Videos recovered from his laptop depicted blonde women being throttled during sex.

Just two weeks before murdering the landscape architect he also paid for sex with a prostitute during a business trip to Los Angeles, police discovered.

Dutchman Tabak (33) strangled Ms Yeates in a violent confrontation at her flat in Clifton, Bristol, on December 17th last year.

The petite blonde suffered 43 injuries during a desperate fight for life as he used his burly frame to overpower her.

Ms Yeates, who did not even know her killer’s name, is believed to have been dead within about 20 seconds of Tabak grabbing her neck.

For reasons only he knows, Tabak kept her sock and took a Tesco Finest pizza she had bought earlier that night as she walked home from the pub. He then launched into an elaborate chain of acts to construct an alibi and cover his tracks.

Tabak carried Ms Yeates’s body in his arms back to his flat next door and put her in his bicycle bag. In a bizarre twist he then went night shopping in Asda with her in his car boot.

While wandering the aisles - picking up rock salt, crisps and beer - Tabak texted his girlfriend to say he was bored.

But in reality he was plotting the best way to dispose of Ms Yeates’s body.

Within an hour he had dumped her partially-clothed body in the foetal position on a snowy verge in Failand, near Bristol.

Just 24 hours later he was drinking champagne with friends as he embarked on a life of lies that would lead police to dismiss him as a concerned neighbour. He scoured the internet for clues to how he could avoid detection before and after her snow-covered body was found by dog walkers on Christmas Day.

It is believed he may even have been getting sexual satisfaction from looking up pictures of Ms Yeates.

Detectives who recovered his laptops found he was looking at pornographic websites within seconds of looking at pages surrounding the inquiry into her death.

In the hours, days and weeks following her death, Tabak repeatedly lied about his actions to his girlfriend, his family, police and even his legal team.

“Vincent Tabak is very clever,” prosecutor Nigel Lickley QC said. “He is intelligent and highly educated. He is dishonest, he is deceitful and he is a liar.

“He is when he chooses to be very calculating. Making decisions, covering his tracks. There is a word for it - that is shrewd.”

He accused Tabak of being “calculating” in the months after the killing - lying continuously in e-mails to his girlfriend and family.

But he began to slip up - changing his story over and over again as more evidence emerged as to his guilt - answering “I can’t remember” more than 80 times to difficult questions during his three-week trial at Bristol Crown Court.
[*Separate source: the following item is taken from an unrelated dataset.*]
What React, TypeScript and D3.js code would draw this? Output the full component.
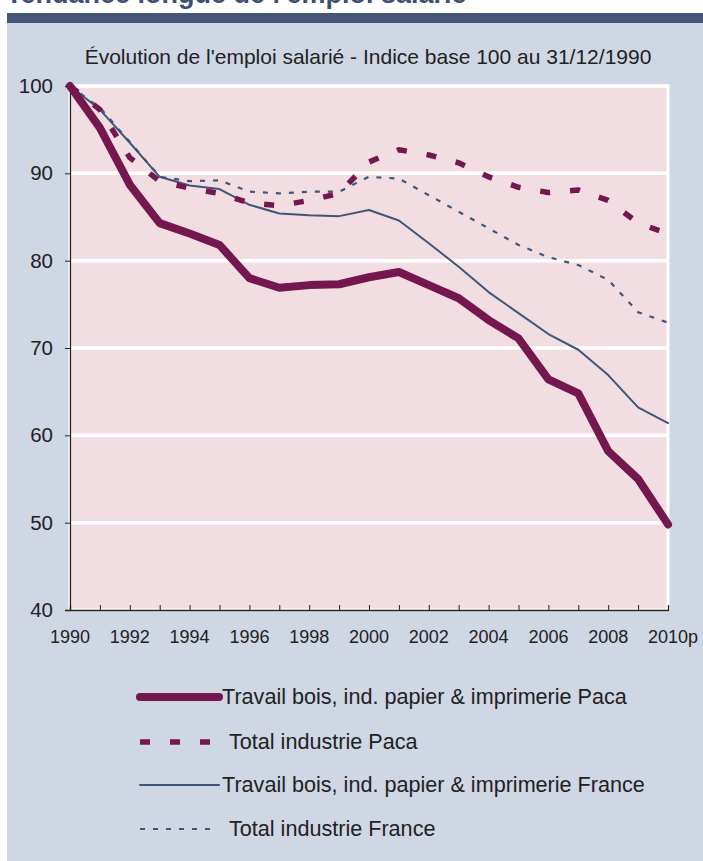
import React, { useEffect, useRef } from 'react';
import * as d3 from 'd3';

const years = [1990, 1991, 1992, 1993, 1994, 1995, 1996, 1997, 1998, 1999, 2000,
  2001, 2002, 2003, 2004, 2005, 2006, 2007, 2008, 2009, 2010];
const yearLabels = ['1990', '1992', '1994', '1996', '1998', '2000', '2002', '2004', '2006', '2008', '2010p'];
const yTicks = [40, 50, 60, 70, 80, 90, 100];

const boisPaca = [100, 95.2, 88.7, 84.3, 83.1, 81.8, 78.0, 76.9, 77.2, 77.3, 78.1,
  78.7, 77.2, 75.7, 73.2, 71.1, 66.4, 64.8, 58.2, 55.0, 49.8];
const industriePaca = [100, 97.3, 91.8, 89.1, 88.3, 87.7, 86.6, 86.3, 86.9, 87.7, 91.3,
  92.7, 92.1, 91.2, 89.6, 88.4, 87.8, 88.1, 86.9, 84.3, 83.1];
const boisFrance = [100, 97.3, 93.5, 89.6, 88.6, 88.2, 86.4, 85.4, 85.2, 85.1, 85.8,
  84.6, 82.0, 79.3, 76.4, 74.0, 71.6, 69.8, 66.9, 63.2, 61.4];
const industrieFrance = [100, 97.5, 93.6, 89.6, 89.1, 89.2, 87.9, 87.7, 87.9, 87.9, 89.6,
  89.4, 87.5, 85.6, 83.7, 81.8, 80.4, 79.5, 77.8, 74.1, 72.9];

const MAROON = '#74174f';
const BLUE = '#3f5677';

const series = [
  { name: 'Travail bois, ind. papier & imprimerie Paca', values: boisPaca, color: MAROON, width: 8, dash: null, legendEnd: 219, textX: 222 },
  { name: 'Total industrie Paca', values: industriePaca, color: MAROON, width: 5.5, dash: '10,20', legendEnd: 212, textX: 229 },
  { name: 'Travail bois, ind. papier & imprimerie France', values: boisFrance, color: BLUE, width: 2, dash: null, legendEnd: 219, textX: 222 },
  { name: 'Total industrie France', values: industrieFrance, color: BLUE, width: 2.2, dash: '5,8', legendEnd: 214, textX: 229 },
];

const FONT = '"Liberation Sans", Arial, sans-serif';

export default function App() {
  const svgRef = useRef<SVGSVGElement>(null);

  useEffect(() => {
    if (!svgRef.current) return;
    const svg = d3.select(svgRef.current);
    svg.selectAll('*').remove();

    const W = 703, H = 861;
    const left = 70, right = 668, top = 86, bottom = 610;

    // header (title cropped at the top edge, as in the source)
    svg.append('rect').attr('x', 0).attr('y', 0).attr('width', W).attr('height', H).attr('fill', '#fff');
    svg.append('text')
      .attr('x', 6).attr('y', 3)
      .attr('font-family', FONT).attr('font-weight', 'bold').attr('font-size', 27)
      .attr('fill', '#3d4f73')
      .text("Tendance longue de l'emploi salarié");
    svg.append('rect').attr('x', 7).attr('y', 13).attr('width', W - 7).attr('height', 10).attr('fill', '#45567a');
    svg.append('rect').attr('x', 7).attr('y', 23).attr('width', W - 7).attr('height', H - 23).attr('fill', '#cfd6e4');

    svg.append('text')
      .attr('x', 368).attr('y', 64)
      .attr('text-anchor', 'middle')
      .attr('font-family', FONT).attr('font-size', 21).attr('fill', '#222')
      .text("Évolution de l'emploi salarié - Indice base 100 au 31/12/1990");

    const x = d3.scaleLinear().domain([1990, 2010]).range([left, right]);
    const y = d3.scaleLinear().domain([40, 100]).range([bottom, top]);

    // plot area
    svg.append('rect')
      .attr('x', left).attr('y', top).attr('width', right - left).attr('height', bottom - top)
      .attr('fill', '#f2dde2').attr('stroke', '#fff').attr('stroke-width', 3);

    svg.append('g').selectAll('line').data(yTicks.filter(t => t > 40)).enter().append('line')
      .attr('x1', left).attr('x2', right)
      .attr('y1', d => y(d)).attr('y2', d => y(d))
      .attr('stroke', '#fff').attr('stroke-width', 3.5);

    // axes
    const yAxis = svg.append('g').attr('transform', `translate(${left},0)`)
      .call(d3.axisLeft(y).tickValues(yTicks).tickSize(5).tickPadding(12).tickFormat(d3.format('d')));
    yAxis.select('.domain').attr('stroke', '#222').attr('stroke-width', 1.3);
    yAxis.selectAll('.tick line').attr('stroke', '#222');
    yAxis.selectAll('text').attr('font-family', FONT).attr('font-size', 20.5).attr('fill', '#222');

    const xAxis = svg.append('g').attr('transform', `translate(0,${bottom})`)
      .call(d3.axisTop(x).tickValues(years).tickSize(5).tickFormat(() => ''));
    xAxis.select('.domain').attr('stroke', '#222').attr('stroke-width', 1.3);
    xAxis.selectAll('.tick line').attr('stroke', '#222');

    svg.append('g').selectAll('text').data(yearLabels).enter().append('text')
      .attr('x', (d, i) => x(years[i * 2]) + (d.length > 4 ? 5 : 0))
      .attr('y', 643)
      .attr('text-anchor', 'middle')
      .attr('font-family', FONT).attr('font-size', 18).attr('fill', '#222')
      .text(d => d);

    // lines
    const line = d3.line<number>()
      .x((d, i) => x(years[i]))
      .y(d => y(d));

    const order = [3, 2, 1, 0];
    order.forEach(k => {
      const s = series[k];
      const p = svg.append('path')
        .attr('d', line(s.values) as string)
        .attr('fill', 'none')
        .attr('stroke', s.color)
        .attr('stroke-width', s.width)
        .attr('stroke-linejoin', 'round')
        .attr('stroke-linecap', s.dash ? 'butt' : 'round');
      if (s.dash) p.attr('stroke-dasharray', s.dash);
    });

    // legend
    const legendY = [697, 742, 785, 829];
    series.forEach((s, i) => {
      const ly = legendY[i];
      const l = svg.append('line')
        .attr('x1', 140).attr('x2', s.legendEnd)
        .attr('y1', ly).attr('y2', ly)
        .attr('stroke', s.color).attr('stroke-width', s.width)
        .attr('stroke-linecap', s.dash ? 'butt' : 'round');
      if (s.dash) l.attr('stroke-dasharray', s.dash);
      svg.append('text')
        .attr('x', s.textX).attr('y', ly + 7)
        .attr('font-family', FONT).attr('font-size', 21.6).attr('fill', '#222')
        .text(s.name);
    });
  }, []);

  return (
    <svg
      ref={svgRef}
      width={703}
      height={861}
      style={{ position: 'absolute', left: 0, top: 0, display: 'block' }}
    />
  );
}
From the witness box he wept as he apologised to Ms Yeates’s relatives for putting them through hell.

The bespectacled engineer - speaking with a shrill Dutch accent - said he would be haunted for the rest of his life “no matter what sentence I get”.

But the jury failed to be swayed by Tabak’s tears. He had robbed relatives of a much-loved girlfriend, sister and daughter.
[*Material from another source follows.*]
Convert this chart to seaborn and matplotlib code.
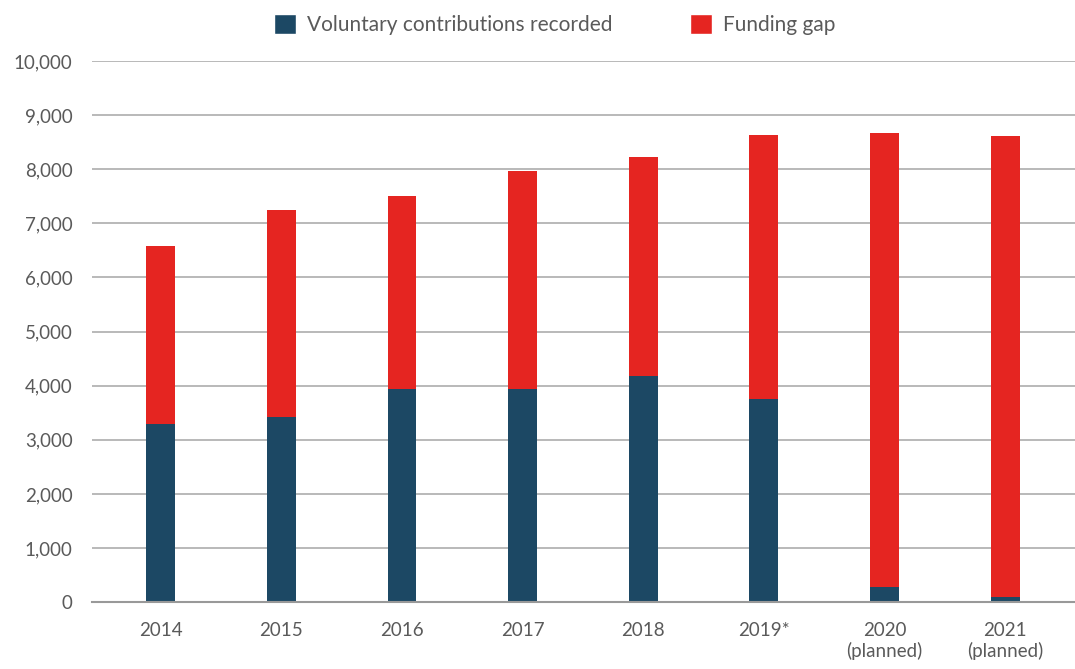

Ms Yeates and boyfriend Greg Reardon were described by friends as “the perfect couple”.

Mr Reardon, who had been visiting relatives in Sheffield, told of his rising sense of panic as he realised she had disappeared after returning to an empty flat.

A prosecution bid to include Tabak’s previous sexual perversions was thrown out twice during the trial.

Mr Justice Field said it would be inappropriate for the jury to hear how he had cheated on his girlfriend Tanja Morson by paying for sex with a prostitute he had hooked up with on an escort website.